In Starflight One, for instance, the space shuttle launches, meets the hypersonic plane in flight, and brings Josh back to terra firma. Within a 17 hour window, it then re-launches, vets the aforementioned passenger tube debacle, and lands with its five rescued passengers. Then, in the same window of time, it launches a third time, picks-up all remaining passengers inside an empty fuel container, and lands again.
In real life, it would take a shuttle a minimum of two weeks between launches. Here, it makes three journeys in less than a day’s time.
Then, at the end of the film, and quite miraculously, a second shuttle (also bafflingly named Columbia) -- the XU-5 -- appears, already in orbit, and guides Starflight One through safe re-entry.
Basically this second shuttle, of which the audience had no prior knowledge, acts as the heat shield that brings the hypersonic flight home.
Okay, I will buy all that.
But, all the going back and forth with Columbia (on the ground and in space) -- not to mention the death of five passengers and one crew-member -- could have been prevented since the XU-5 was already in orbit.
And since it was already in orbit, why not come up with this safe re-entry gambit right out the gate, five hours earlier?
Many lives (and much rocket fuel...) would have been spared.
Poetic license, I suppose.
Yet when Starflight One was over, I felt that it had all been for nothing. The moments that hooked me were powerful and well-vetted, but buried and suffocated by many routine elements.
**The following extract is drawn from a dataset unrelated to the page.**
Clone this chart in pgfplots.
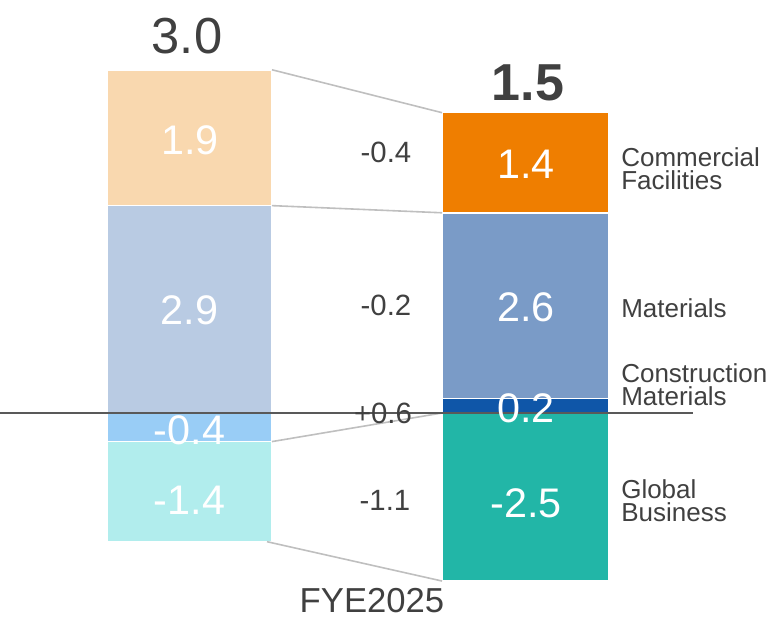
\documentclass[border=0pt]{standalone}
\usepackage{pgfplots}
\pgfplotsset{compat=1.18}
\usepackage{fontspec}
\setmainfont{Liberation Sans}

\definecolor{peach}{HTML}{F9D8AF}
\definecolor{paleblue}{HTML}{B9CBE3}
\definecolor{skyblue}{HTML}{99CDF6}
\definecolor{palecyan}{HTML}{B1EDED}
\definecolor{orng}{HTML}{EF7E00}
\definecolor{matblue}{HTML}{7A9BC7}
\definecolor{darkblue}{HTML}{0F56A8}
\definecolor{teal2}{HTML}{22B6A7}
\definecolor{txt}{HTML}{404040}
\definecolor{link}{HTML}{BFBFBF}

\begin{document}
\begin{tikzpicture}[
    seg/.style={draw=white, line width=1.2pt},
    val/.style={text=white, font=\fontsize{31}{34}\selectfont},
    chg/.style={text=txt, font=\fontsize{22}{24}\selectfont},
    lab/.style={text=txt, anchor=west, align=left, inner sep=0pt, font=\fontsize{19.5}{17}\selectfont},
]
% x in pixels of the 774 px wide picture, y in the chart's units
\begin{axis}[
    width=580.5pt, height=464.25pt,
    scale only axis,
    xmin=0, xmax=774,
    ymin=-2.881, ymax=5.776,
    axis line style={draw=none},
    xtick=\empty, ytick=\empty,
    clip=false,
]
% FYE2024 bar (left)
\addplot[seg, fill=peach]    coordinates {(107,2.9) (272,2.9) (272,4.8) (107,4.8)} -- cycle;
\addplot[seg, fill=paleblue] coordinates {(107,0) (272,0) (272,2.9) (107,2.9)} -- cycle;
\addplot[seg, fill=skyblue]  coordinates {(107,0) (272,0) (272,-0.4) (107,-0.4)} -- cycle;
\addplot[seg, fill=palecyan] coordinates {(107,-0.4) (272,-0.4) (272,-1.8) (107,-1.8)} -- cycle;
% FYE2025 bar (right)
\addplot[seg, fill=orng]     coordinates {(442,2.8) (609,2.8) (609,4.2) (442,4.2)} -- cycle;
\addplot[seg, fill=matblue]  coordinates {(442,0.2) (609,0.2) (609,2.8) (442,2.8)} -- cycle;
\addplot[seg, fill=darkblue] coordinates {(442,0) (609,0) (609,0.2) (442,0.2)} -- cycle;
\addplot[seg, fill=teal2]    coordinates {(442,0) (609,0) (609,-2.35) (442,-2.35)} -- cycle;
% connecting lines
\addplot[link, line width=1.2pt] coordinates {(272,4.8) (442,4.2)};
\addplot[link, line width=1.2pt] coordinates {(272,2.9) (442,2.8)};
\addplot[link, line width=1.2pt] coordinates {(272,-0.4) (442,0)};
\addplot[link, line width=1.2pt] coordinates {(267,-1.8) (442,-2.35)};
% zero line
\addplot[black!65, line width=0.8pt] coordinates {(0,0) (693,0)};

% totals
\node[text=txt, font=\fontsize{38}{42}\selectfont] at (axis cs:187,5.27) {3.0};
\node[text=txt, font=\bfseries\fontsize{39}{42}\selectfont] at (axis cs:528,4.62) {1.5};
% segment values
\node[val] at (axis cs:190,3.82) {1.9};
\node[val] at (axis cs:189.5,1.44) {2.9};
\node[val] at (axis cs:189.5,-0.24) {-0.4};
\node[val] at (axis cs:189.5,-1.22) {-1.4};
\node[val] at (axis cs:526,3.48) {1.4};
\node[val] at (axis cs:526,1.48) {2.6};
\node[val] at (axis cs:526,0.07) {0.2};
\node[val] at (axis cs:526,-1.26) {-2.5};
% changes
\node[chg] at (axis cs:386,3.64) {-0.4};
\node[chg] at (axis cs:386,1.51) {-0.2};
\node[chg] at (axis cs:383,0.0) {+0.6};
\node[chg] at (axis cs:385,-1.22) {-1.1};
% segment names
\node[lab] at (axis cs:621,3.42) {Commercial\\Facilities};
\node[lab] at (axis cs:621,1.47) {Materials};
\node[lab] at (axis cs:621,0.40) {Construction\\Materials};
\node[lab] at (axis cs:621,-1.23) {Global\\Business};
\node[text=txt, inner sep=0pt, font=\fontsize{26}{30}\selectfont] at (axis cs:372,-2.62) {FYE2025};
\end{axis}
\pgfresetboundingbox
\path (current axis.south west) rectangle (current axis.north east);
\end{tikzpicture}
\end{document}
Which brings me back to my original point.
It’s really, really difficult to tell this particular story in a serious way, after the likes of Airplane or Airplane II: The Sequel.
Those films are so perfect, so relentless in their chiseling away at the tropes of the disaster/Airport formula, that it’s nearly impossible to take the idea seriously again in their aftermath.
The saddest thing about Starflight One, however, is that, in the moments I described in my review above, the TV-movie actually comes close to climbing that seemingly insurmountable mountain.
In the final analysis, however Starflight One: The Plane that Couldn’t Land is the movie that just couldn’t stick its landing.